CONSTRUCTION DATES: The Administration Building was completed in stages. First and second floor construction began in December 1935 and was completed in September 1936. The building dedication was held October 26, 1936. Third floor construction started in 1946 with an Open House on April 17, 1947 to celebrate completion of the third floor.

REMODEL: In 1970, the basement of the Administration Building was remodeled and the ground floor offices enlarged. The third floor was renovated to house student information and publications which had been located in the basement of the College Center. Awnings and stairs were also added to the back entrance.


CONSTRUCTION COMPANY: The construction of 1935-6 was undertaken by William & L. L. Quigley of Portland. The third floor construction was completed by Associated Builders of Corvallis on a cost-plus contract. The remodeling was completed by J. Moody & Son Construction in 1970 and was funded by the state legislature.


COSTS: The original construction was completed for $100,000 in 1936. Funding was obtained from the federal government with $45,000 in the form of grant money and $55,000 in a loan from the Public Works Administration. The Third Floor addition cost approximately $50,000, and the 1970 remodel work cost $500,000.


ARCHITECTS AND BUILDING STYLE: The original building was designed by John V. Bennes and done in the internationale or moderne style.
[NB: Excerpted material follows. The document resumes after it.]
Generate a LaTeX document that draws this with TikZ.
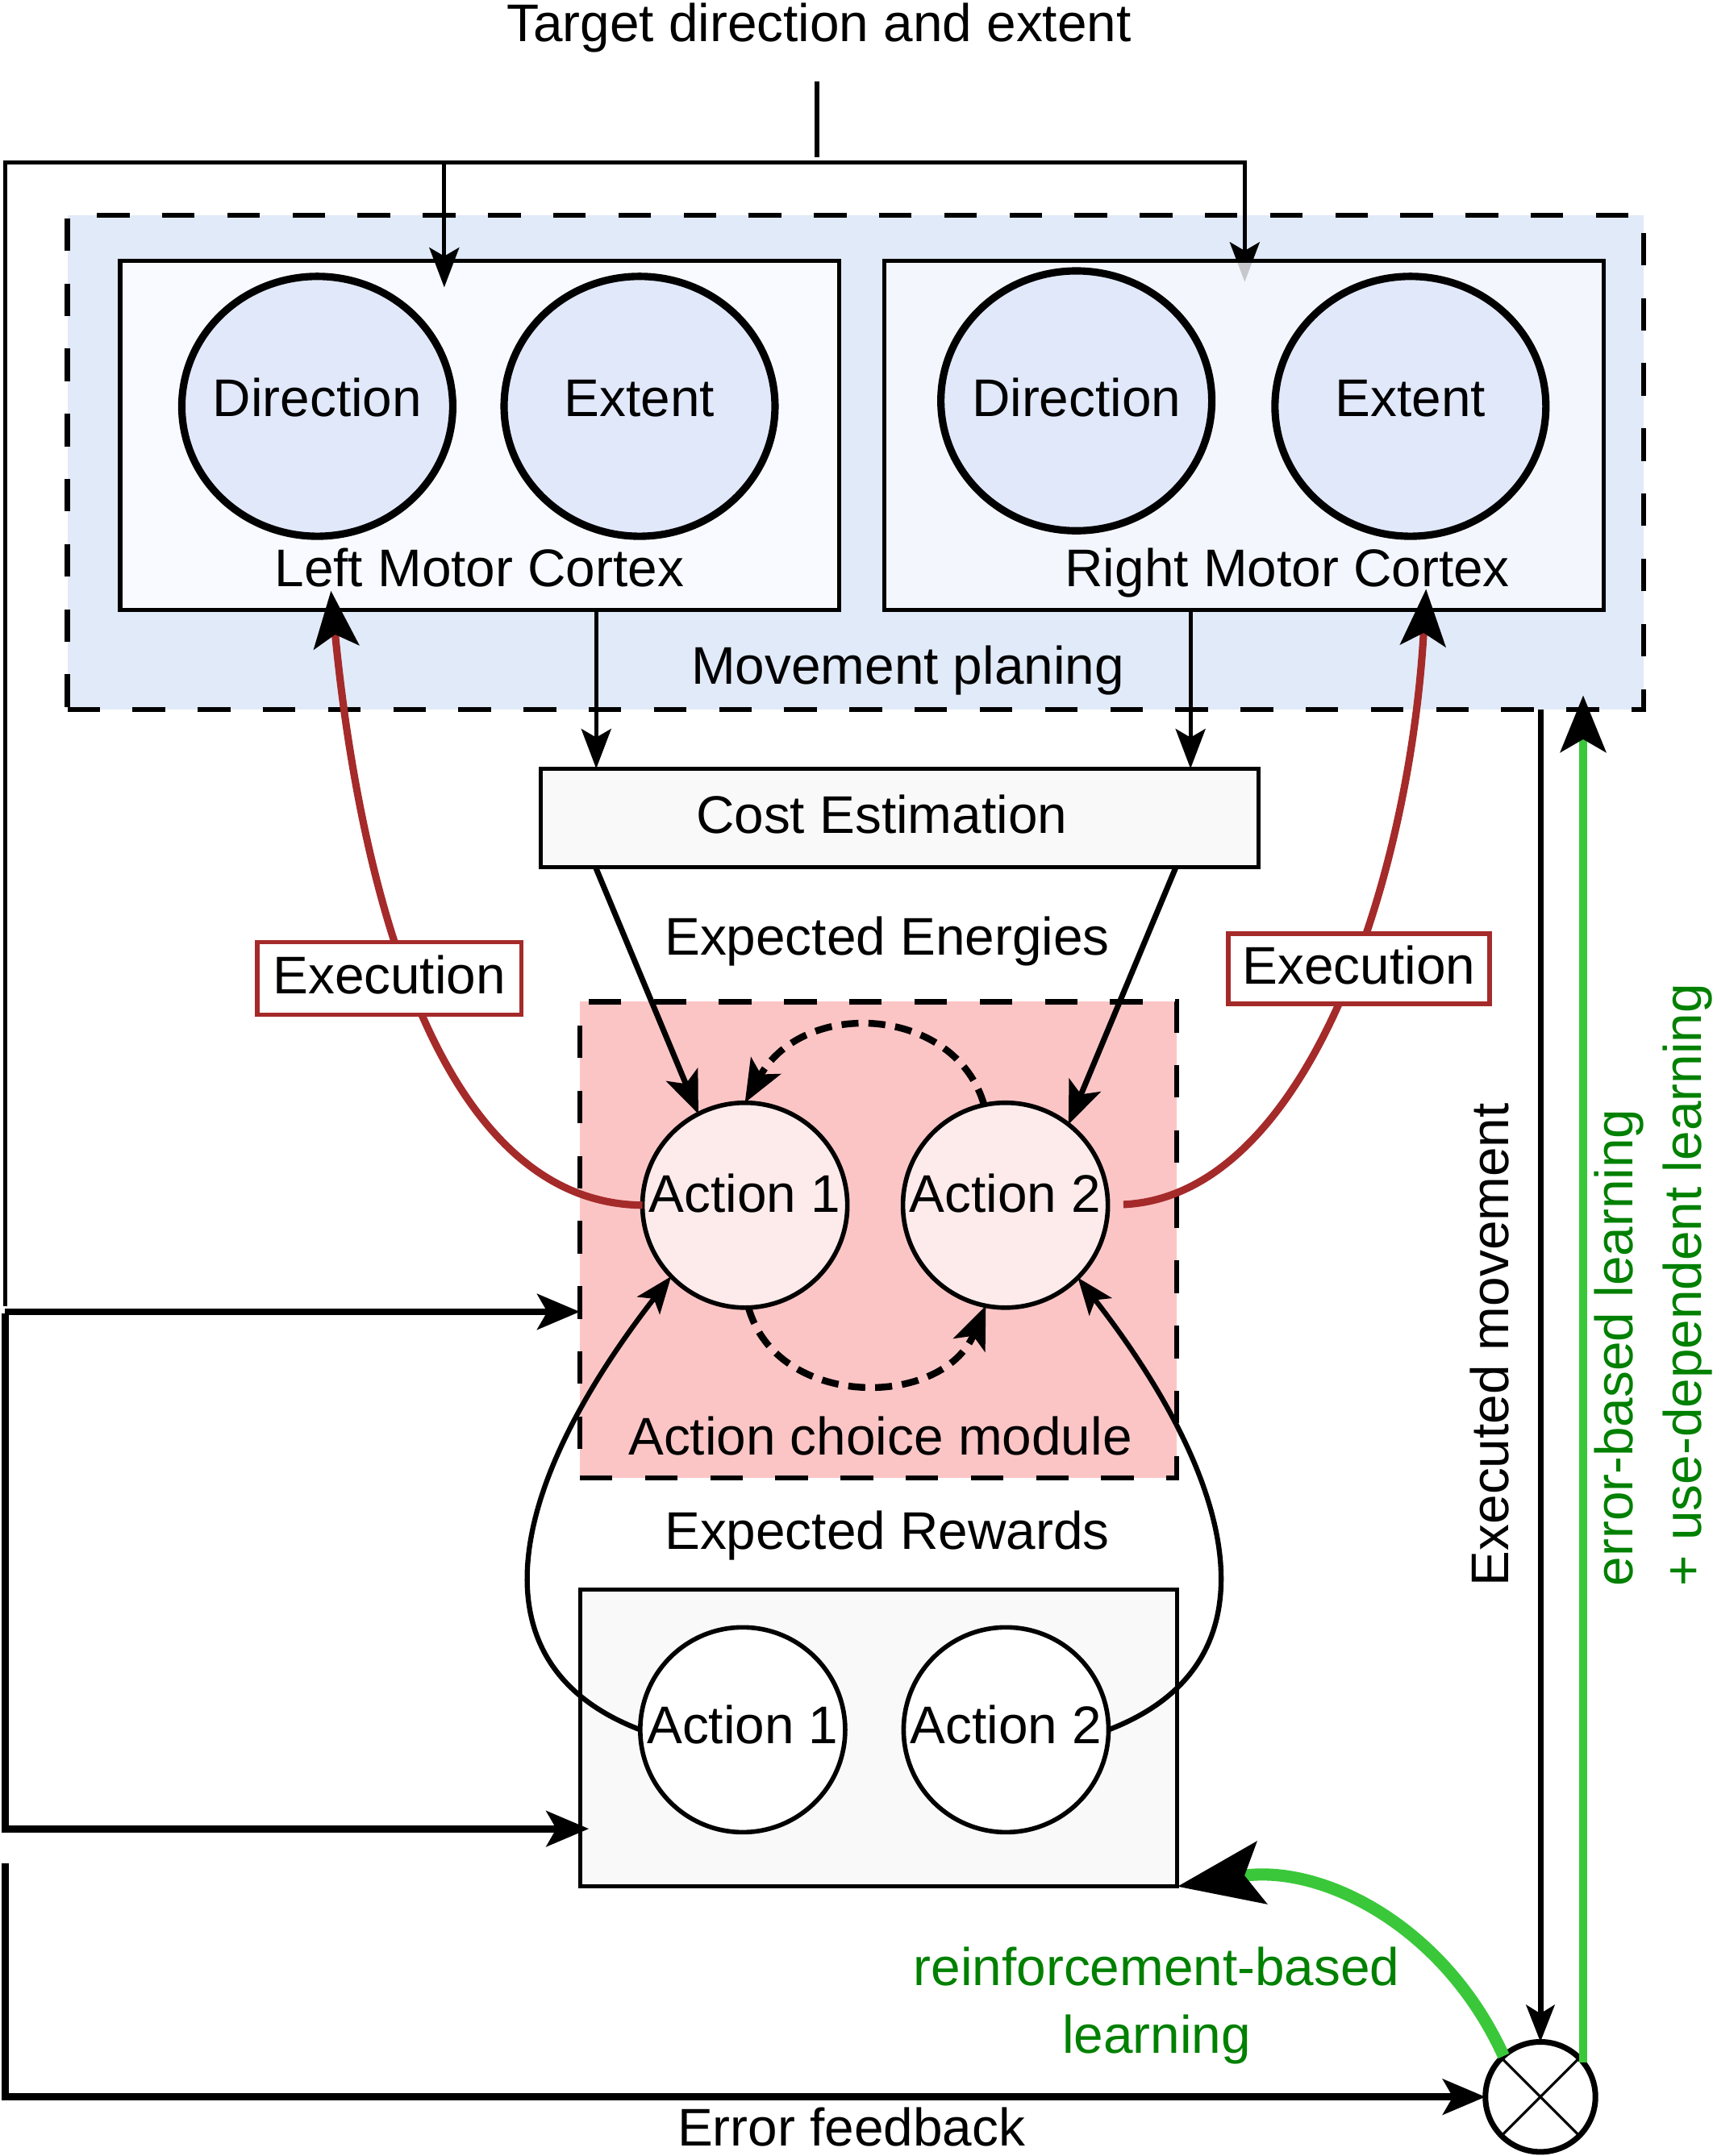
\documentclass[tikz,border=0pt]{standalone}
\usepackage{fontspec}
\setmainfont{Liberation Sans}
\usetikzlibrary{arrows.meta,shapes.geometric}
\newcommand{\myu}{0.017052cm}
\definecolor{mpfill}{HTML}{E1EAF8}
\definecolor{mcfill}{HTML}{F8FAFF}
\definecolor{elfill}{HTML}{E1E8FA}
\definecolor{boxgray}{HTML}{F9F9F9}
\definecolor{modfill}{HTML}{FCC5C5}
\definecolor{actfill}{HTML}{FDEBEB}
\definecolor{exred}{HTML}{A52A2A}
\definecolor{lgreen}{HTML}{3AC83A}
\definecolor{dgreen}{HTML}{008000}
\begin{document}
\begin{tikzpicture}[x=0.017052cm, y=-0.017052cm,
  font=\fontsize{18.7}{24}\selectfont,
  every node/.style={inner sep=0pt, outer sep=0pt},
  lbl/.style={anchor=base},
  dashborder/.style={draw, line width=1.8pt, dash pattern=on 11.5pt off 11.5pt},
  mcbox/.style={rectangle, draw, line width=1.5pt, fill=mcfill, minimum width=522.7*\myu, minimum height=254.2*\myu},
  graybox/.style={rectangle, draw, line width=1.5pt, fill=boxgray},
  ell/.style={ellipse, draw, line width=2.6pt, fill=elfill, minimum width=197*\myu, minimum height=189*\myu, text height=13.4pt},
  act/.style={circle, draw, line width=1.6pt, minimum size=149*\myu, text height=13.4pt},
  execbox/.style={rectangle, draw=exred, line width=1.5pt, fill=white, text height=13.4pt, text depth=2.6pt},
  tarr/.style={line width=1.5pt, -{Stealth[length=14pt,width=10.5pt,inset=3pt]}},
  karr/.style={line width=2.5pt, -{Stealth[length=15pt,width=12.5pt,inset=3.5pt]}},
  medarr/.style={line width=2pt, -{Stealth[length=15pt,width=12pt,inset=3.5pt]}},
  curvarr/.style={line width=1.8pt, -{Stealth[length=13pt,width=10pt,inset=3pt]}},
  dasharr/.style={line width=2.4pt, dash pattern=on 6pt off 3.5pt, -{Stealth[length=15pt,width=12pt,inset=3.5pt]}},
  redc/.style={draw=exred, line width=2.6pt, -{Stealth[length=20pt,width=16pt,inset=4.5pt,color=black]}},
  garr/.style={draw=lgreen, line width=2.9pt, -{Stealth[length=20pt,width=16pt,inset=4.5pt,color=black]}},
  gcurve/.style={draw=lgreen, line width=4.3pt, -{Stealth[length=30pt,width=22pt,inset=6pt,color=black]}},
  emarr/.style={line width=2pt, -{Stealth[length=13pt,width=10pt,inset=3pt]}}
]
\useasboundingbox (0,0) rectangle (1245,1568);

% movement planning region
\node[rectangle, fill=mpfill, dashborder, minimum width=1146*\myu, minimum height=359.4*\myu] (mp) at (622,336.3) {};

% target input
\node[lbl] (title) at (595.5,30) {Target direction and extent};
\coordinate (t0) at (594,59);
\coordinate (t1) at (594,114.5);
\draw[line width=1.5pt] (t0) -- (t1);
\coordinate (lend) at (3.6,950);
\coordinate (lcorner) at (3.6,118);
\coordinate (rtip) at (905,205);
\draw[tarr] (lend) -- (lcorner) -| (rtip);

% motor cortices
\node[mcbox] (lmc) at (348.65,316.7) {};
\node[mcbox, fill opacity=0.8] (rmc) at (904.5,316.7) {};
\draw[tarr, shorten >=-9.4pt] (323,118) -- (323,0 |- lmc.north);

\node[ell, text depth=6.1pt] (ldir) at (230.7,295.5) {\makebox[0pt]{Direction}};
\node[ell, text depth=6.1pt] (lext) at (465,295.5) {\makebox[0pt]{Extent}};
\node[ell, text depth=2.2pt] (rdir) at (782.6,291.5) {\makebox[0pt]{Direction}};
\node[ell, text depth=6.1pt] (rext) at (1025.5,295.5) {\makebox[0pt]{Extent}};

\node[lbl] (lmclbl) at (348.5,426.6) {Left Motor Cortex};
\node[lbl] (rmclbl) at (936,426.6) {Right Motor Cortex};
\node[lbl] (mplbl) at (660,497.6) {Movement planing};

% cost estimation
\node[graybox, minimum width=522*\myu, minimum height=71.6*\myu] (cost) at (654,594.8) {};
\node[lbl] (costlbl) at (641,606) {Cost Estimation};
\draw[tarr] (433.5,0 |- lmc.south) -- (433.5,0 |- cost.north);
\draw[tarr] (865.6,0 |- rmc.south) -- (865.6,0 |- cost.north);

\node[lbl] (energ) at (645,694.5) {Expected Energies};

% action choice module
\node[rectangle, fill=modfill, dashborder, minimum width=434.1*\myu, minimum height=346.5*\myu] (mod) at (638.65,901.75) {};
\node[lbl] (modlbl) at (640,1058) {Action choice module};
\node[act, fill=actfill, text depth=8.55pt] (a1) at (541.6,876.5) {\makebox[0pt]{Action 1}};
\node[act, fill=actfill, text depth=8.55pt] (a2) at (731,876.5) {\makebox[0pt]{Action 2}};

\draw[medarr] (433,0 |- cost.south) -- (a1.117);
\draw[medarr] (855,0 |- cost.south) -- (a2.52);

\draw[dasharr] (a2.102) .. controls (695,732) and (585,725) .. (a1.90);
\draw[dasharr] (a1.272) .. controls (565,1025) and (685,1025) .. (a2.259);

% expected rewards
\node[lbl] (rew) at (645,1127) {Expected Rewards};
\node[graybox, minimum width=434*\myu, minimum height=216*\myu] (bb) at (639,1264) {};
\node[act, fill=white, text depth=3.7pt] (ba1) at (540,1258) {\makebox[0pt]{Action 1}};
\node[act, fill=white, text depth=3.7pt] (ba2) at (731.5,1258) {\makebox[0pt]{Action 2}};

\draw[curvarr] (ba1.west) .. controls (340,1210) and (370,1080) .. (a1.224);
\draw[curvarr] (ba2.east) .. controls (931,1210) and (901,1080) .. (a2.315);

% execution paths
\draw[redc, shorten >=-6.9pt] (a1.west) .. controls (320,875) and (262,650) .. (242,0 |- lmc.south);
\draw[redc, shorten <=5.5pt, shorten >=-7.5pt] (a2.east) .. controls (950,870) and (1025,640) .. (1036,0 |- rmc.south);
\node[execbox, minimum width=192*\myu, minimum height=53*\myu] (exL) at (283,711.5) {\makebox[0pt]{Execution}};
\node[execbox, minimum width=190*\myu, minimum height=51*\myu] (exR) at (988,704.5) {\makebox[0pt]{Execution}};

% left feedback lines
\coordinate (la) at (3.6,954);
\draw[karr] (la) -- (mod.west |- la);
\coordinate (lb) at (3.6,955);
\draw[karr, shorten >=-3pt] (lb) |- (bb.west |- 0,1330);

% comparator
\node[circle, draw, line width=2pt, fill=white, minimum size=80*\myu] (ox) at (1120,1525) {};
\draw[line width=0.9pt] (ox.45) -- (ox.225) (ox.135) -- (ox.315);

\coordinate (lc) at (3.6,1355);
\draw[karr] (lc) |- (ox.west);
\node[lbl] (eflbl) at (619,1560.5) {Error feedback};

\draw[emarr] (ox.north |- mp.south) -- (ox.north);
\node[rotate=90, anchor=base west] (emlbl) at (1097,1153.5) {Executed movement};

\draw[garr, shorten >=-5pt] (ox.39) -- (ox.39 |- mp.south);
\node[rotate=90, anchor=north west, align=left, text=dgreen] (glbl) at (1159.5,1153.5) {error-based learning\\+ use-dependent learning};

\draw[gcurve] (ox.132) .. controls (1050,1400) and (960,1355) .. (bb.south east);
\node[anchor=north, align=center, text=dgreen] (rlbl) at (841,1416) {reinforcement-based\\learning};
\end{tikzpicture}
\end{document}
The name of the style comes from the 1925 Paris Exposition Internaionale des Arts Decoratifs et Industriels Modernes. Bennes also designed the campus Instructional Technology Center and The Cottage as well as additions to Campbell Hall and Jessica Todd Hall. W. Dorr Legge completed the architectural plans for the third floor in 1946.


CURRENT USES: The Administration Building houses the major administrative offices of the campus including the President's Office, Registrar, Financial Aid, Graduate Office, and others.


HISTORY: Upon completion the Administration Building replaced Campbell Hall as the administrative center of the campus. The faculty offices in West House were also moved into the new building. From 1936 through 1970 the building housed science classes on the third floor until the Natural Sciences Building was erected. Additionally, psychology classes were taught in the Administration Building until the 1960s. The Administration Building at one time also contained the Admissions Office and the Personnel Office.


OTHER INTERESTING FACTS: The Administration Building’s groundbreaking ceremony featured the first use of a “golden shovel” on campus. Christmas lights first appeared on the exterior in 1989. A broken drain pipe on the roof flooded the Administration building on September 27, 1995 doing significant damage to the ceiling and floors.